Сегодня скобы срежешь, а завтра грудь под вакцину подставишь? закричала Мария Петровна, оглядываясь на доцента и надеясь получить у него поддержку.
Востриков, однако, молчал и продолжал что-то торопливо высчитывать.
Я и не знал ничего об этих скобах, еще удивлялся вчера, как ты залез наверх, задумчиво сказал Иван Иванович, а ведь знай мы такой расклад, можно было бы в День вакцинации спокойно подняться наверх и поднять над монументом флаг партии. Но теперь, благодаря тебе, этого уже не сделать.
Скобы приварены ко всем трем фигурам, они так хитро расположены, что их не найдешь, если не знаешь, где искать, объяснил Олег, а я срежу скобы только с центральной фигуры, с той, на которую залазил. Поэтому мы всегда сможем снова забраться на памятник, если будет нужно.
Силуэты возбужденно зашумели, но секретарь поднял руку и в подвале мгновенно воцарилась тишина. Только эта дурацкая вода продолжала капать, раздражая пленника. Но самое страшное было позади. Все прошло так, как и сказал следователь.
Развяжите его, скомандовал Иван Иванович, и Олега тут же освободили от веревок.
Теперь можно было подумать и о разговоре с матерью насчет носового платка.
Глава 3. Заря коммунизма
(вторник, 21:30, четверо суток до Дня вакцинации)
В полумраке пустынной, расположенной на самом краю Шахтинска улицы, с нежным и совсем не подходящим ей названием Весенняя, было тихо. И днем то по этим глухим окраинам ходить лишний раз не стоило, а уж вечером такое развлечение сгодилось бы только для самоубийц. Андрей Николаевич Бабушкин, главный редактор газеты «Заря коммунизма», стоял у окна своей убогой однокомнатной хрущевки и с ненавистью смотрел вниз, на хорошо знакомую и давно ему опостылевшую улицу.

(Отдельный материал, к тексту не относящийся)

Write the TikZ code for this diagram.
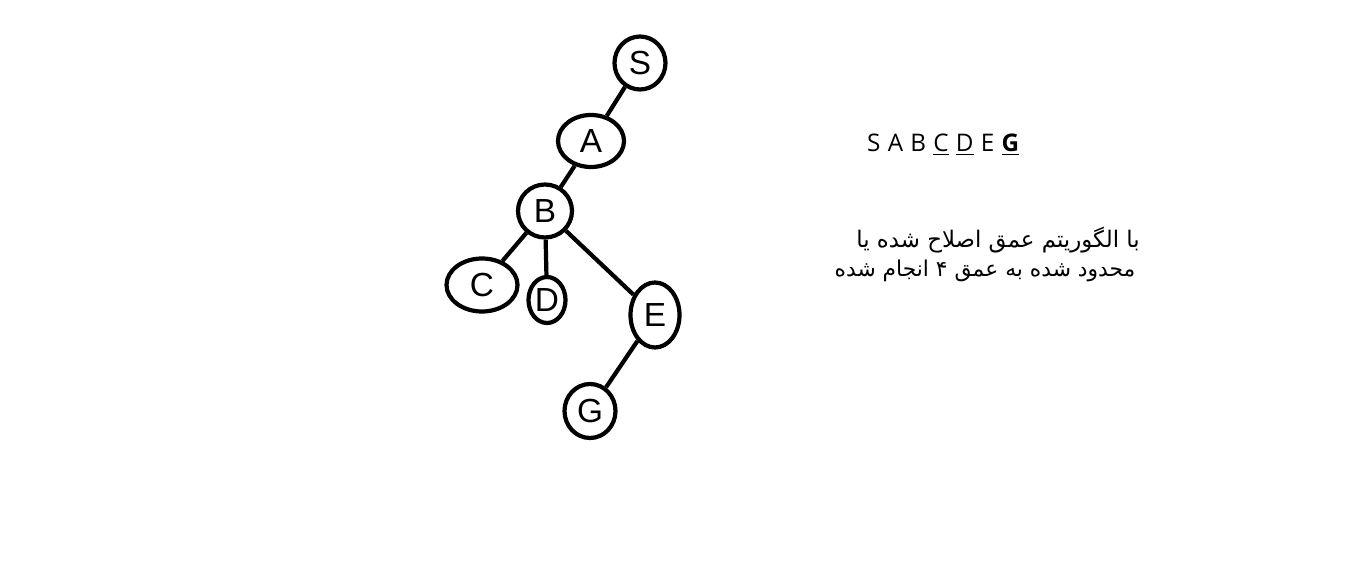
\documentclass[tikz,border=0pt]{standalone}
\usepackage{fontspec}
\usepackage{tikz}
\usetikzlibrary{shapes.geometric}
\TeXXeTstate=1
\newfontfamily\letterfont{Liberation Sans}
\newfontfamily\seqfont[WordSpace=1.15]{Open Sans}
\newfontfamily\arabicfont[Script=Arabic]{DejaVu Sans}

\begin{document}
\begin{tikzpicture}[
  vtx/.style={draw,ellipse,line width=2.4pt,inner sep=0pt,
    font=\letterfont\fontsize{19}{21}\selectfont},
  lnk/.style={line width=2.4pt}
]
  \useasboundingbox (0,0) rectangle (27.08,11.34);

  % Arbol de busqueda.
  \node[vtx,minimum width=1.02cm,minimum height=1.06cm] (s) at (12.80,10.08) {S};
  \node[vtx,minimum width=1.32cm,minimum height=1.04cm] (a) at (11.82,8.52) {A};
  \node[vtx,minimum width=1.08cm,minimum height=1.06cm] (b) at (10.90,7.12) {B};
  \node[vtx,minimum width=1.42cm,minimum height=1.06cm] (c) at (9.64,5.64) {C};
  \node[vtx,minimum width=0.74cm,minimum height=0.92cm] (d) at (10.94,5.34) {D};
  \node[vtx,minimum width=0.98cm,minimum height=1.30cm] (e) at (13.10,5.04) {E};
  \node[vtx,minimum width=1.02cm,minimum height=1.08cm] (g) at (11.80,3.12) {G};
  \draw[lnk] (s)--(a);
  \draw[lnk] (a)--(b);
  \draw[lnk] (b)--(c);
  \draw[lnk] (b)--(d);
  \draw[lnk] (b)--(e);
  \draw[lnk] (e)--(g);

  % Orden de visita y nota.
  \node[anchor=west,font=\seqfont\fontsize{13.8}{16}\selectfont] (seq) at (17.22,8.44)
    {S A B \underline{C} \underline{D} E \underline{\textbf{G}}};
  \node[font=\arabicfont\fontsize{13}{15}\selectfont] (line1) at (19.96,6.54)
    {\beginR با الگوریتم عمق اصلاح شده یا\endR};
  \node[font=\arabicfont\fontsize{12.4}{15}\selectfont] (line2) at (19.70,5.92)
    {\beginR محدود شده به عمق ۴ انجام شده\endR};
\end{tikzpicture}
\end{document}
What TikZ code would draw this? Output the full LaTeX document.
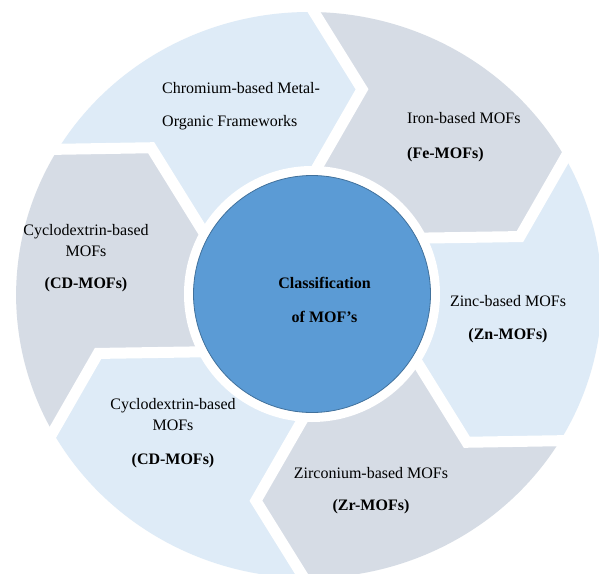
\documentclass[tikz,border=0pt]{standalone}
\usepackage{fontspec}
\setmainfont{Liberation Serif}
\usetikzlibrary{calc}

\definecolor{segblue}{HTML}{DEEBF7}
\definecolor{seggray}{HTML}{D6DCE5}
\definecolor{hubfill}{HTML}{5B9BD5}
\definecolor{hubedge}{HTML}{41719C}

\tikzstyle{gapline}=[draw=white, line width=11pt, line join=miter]
\tikzstyle{hub}=[circle, draw=hubedge, fill=hubfill, line width=0.8pt,
                minimum size=237pt, inner sep=0]
\tikzstyle{seglabel}=[inner sep=0, font=\fontsize{16pt}{19pt}\selectfont]

\begin{document}
\begin{tikzpicture}[x=1pt,y=1pt]
\useasboundingbox (-309,-278) rectangle (290,295);
\clip (-309,-278) rectangle (290,295);
\fill[white] (-309,-278) rectangle (290,295);

% ring of six chevron blocks, a bit wider than tall
\begin{scope}[xscale=1.035]
\foreach \a/\col in {136/segblue,76/seggray,16/segblue,-44/seggray,-104/segblue,-164/seggray}{
  \pgfmathsetmacro\b{\a-60}
  \fill[\col] (\a+13:283pt) arc[start angle=\a+13, end angle=\b+13, radius=283pt]
    -- (\b:212pt) -- (\b+15:110pt) arc[start angle=\b+15, end angle=\a+15, radius=110pt]
    -- (\a:212pt) -- cycle;
}
% white gaps between the blocks
\foreach \a in {136,76,16,-44,-104,-164}
  \draw[gapline] ($(\a:212pt)+(\a+45:125pt)$) -- (\a:212pt) -- (\a+15:110pt);
\end{scope}

% centre circle with its white rim
\fill[white] (3,1) circle[radius=128pt];
\node[hub] (hub) at (3,1) {};
\node[seglabel, align=center] (hubtext) at (15.5,-5)
  {\textbf{Classification}\\[15pt]\textbf{of MOF’s}};

% labels, clockwise from the top
\node[seglabel, anchor=west, align=left] (cr) at (-147,188.5)
  {Chromium-based Metal-\\[13.8pt]Organic Frameworks};
\node[seglabel, anchor=west, align=left] (fe) at (98,157.5)
  {Iron-based MOFs\\[16pt]\textbf{(Fe-MOFs)}};
\node[seglabel, align=center] (zn) at (199,-24.5)
  {Zinc-based MOFs\\[14pt]\textbf{(Zn-MOFs)}};
\node[seglabel, align=center] (zr) at (62,-196)
  {Zirconium-based MOFs\\[13pt]\textbf{(Zr-MOFs)}};
\node[seglabel, align=center] (cdlow) at (-136,-138)
  {Cyclodextrin-based\\[2.5pt]MOFs\\[15pt]\textbf{(CD-MOFs)}};
\node[seglabel, align=center] (cdup) at (-223,36.5)
  {Cyclodextrin-based\\[2pt]MOFs\\[13pt]\textbf{(CD-MOFs)}};
\end{tikzpicture}
\end{document}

Он почти полвека прожил на Весенней, и поэтому прекрасно понимал всю ее провинциальную убогость и безнадежную тоску. Выжить здесь могли лишь люди подобные его соседу снизу, который почти каждый день с утра и до ночи беспробудно пил и выяснял отношения с собутыльниками. А Бабушкин тем временем перевел взгляд на далекие неоновые огни Центра, так манившие к себе, но так презрительно отталкивающие его своим холодным сиянием. Ведь Андрей Николаевич всю жизнь мечтал жить среди тех огней, хотя мечта его до недавнего времени была несбыточной.
Много лет Бабушкин работал в местной газете «Заря коммунизма», которую по какому-то странному стечению обстоятельств не переименовали до сих пор в «Городскую газету» или «Вестник капитализма». Андрей Николаевич прекрасно понимал, почему так произошло о существовании газеты все просто забыли. Жители Шахтинска искренне думали, что Заря коммунизма угасла еще в прошлом веке, но в городском бюджете ежегодно закладывались деньги на ее содержание. Сумма, впрочем, была мизерной. Газета давно не печаталась на бумаге, а существовала лишь в виде электронного бюллетеня городской администрации.

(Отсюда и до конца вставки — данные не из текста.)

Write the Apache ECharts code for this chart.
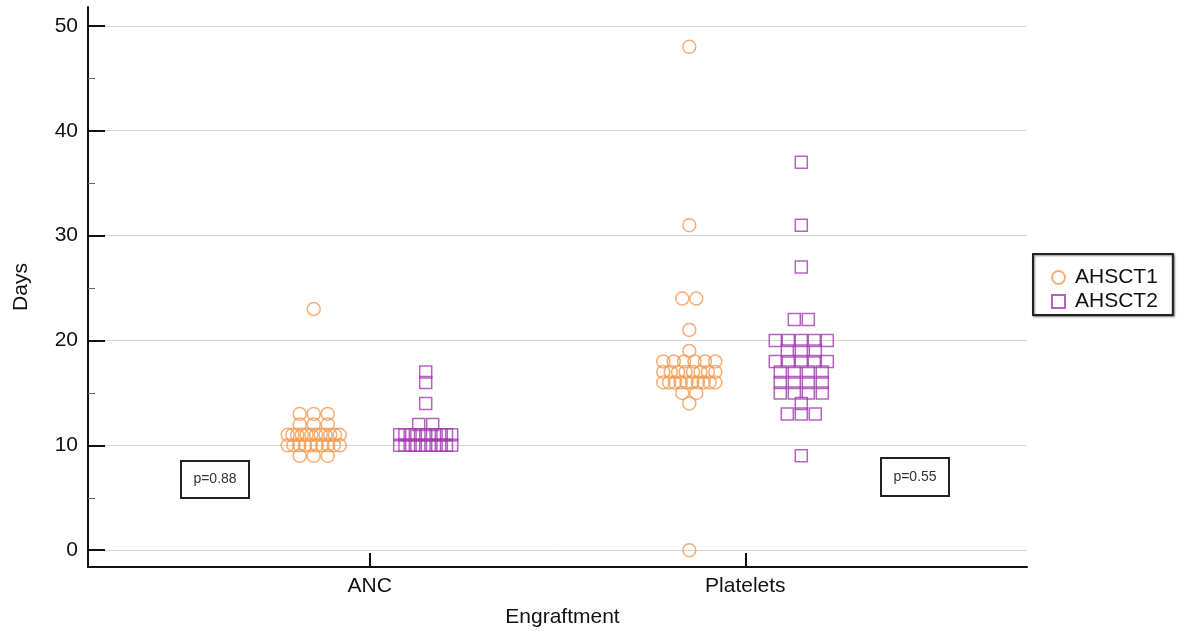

За долгие годы работы Андрей Николаевич в полной мере ощутил на себе правдивость услышанной им когда-то очень давно фразы «проще всего двигаться вперед, сидя на месте». По мере того, как хирела газета и с нее бежали люди, Бабушкин медленно, но верно шагал по карьерной лестнице, занимая постепенно освобождавшиеся места. И со временем, он из обычного репортера незаметно вырос до главного редактора. Правда к тому моменту в газете кроме Андрея Николаевича никого уже не осталось. Поэтому главный редактор, как многорукий Шива, был в одном лице и верстальщиком, и корректором, и выпускающим редактором, и даже иногда уборщицей производственных помещений. Пустующее здание редакции городская администрация продала, а сам Бабушкин занимал маленький кабинет в управлении образования, что располагалось в старинном купеческом особняке.
Но внезапно все изменила Пандемия. Великое противостояние вакцинаторов и антиваксеров вдруг разбудило спящий до того времени талант Бабушкина. Он записался на прием к главе администрации Шахтинска, Евгению Васильевичу Соловьеву и, зайдя к тому в кабинет, сходу бросил:
А я знаю, как довести процент привитых граждан до восьмидесяти!
Глава устало посмотрел на Андрея Николаевича, поморщился и сказал:
Старый ты хрен, да хоть бы пятьдесят сделать, я тогда голый на площади торжеств калинку-малинку спою! Иди отсюда, и без тебя тошно!
Они с Бабушкиным знали друг друга давно, так что Соловьев мог себе позволить в разговоре с ним не сдерживаться.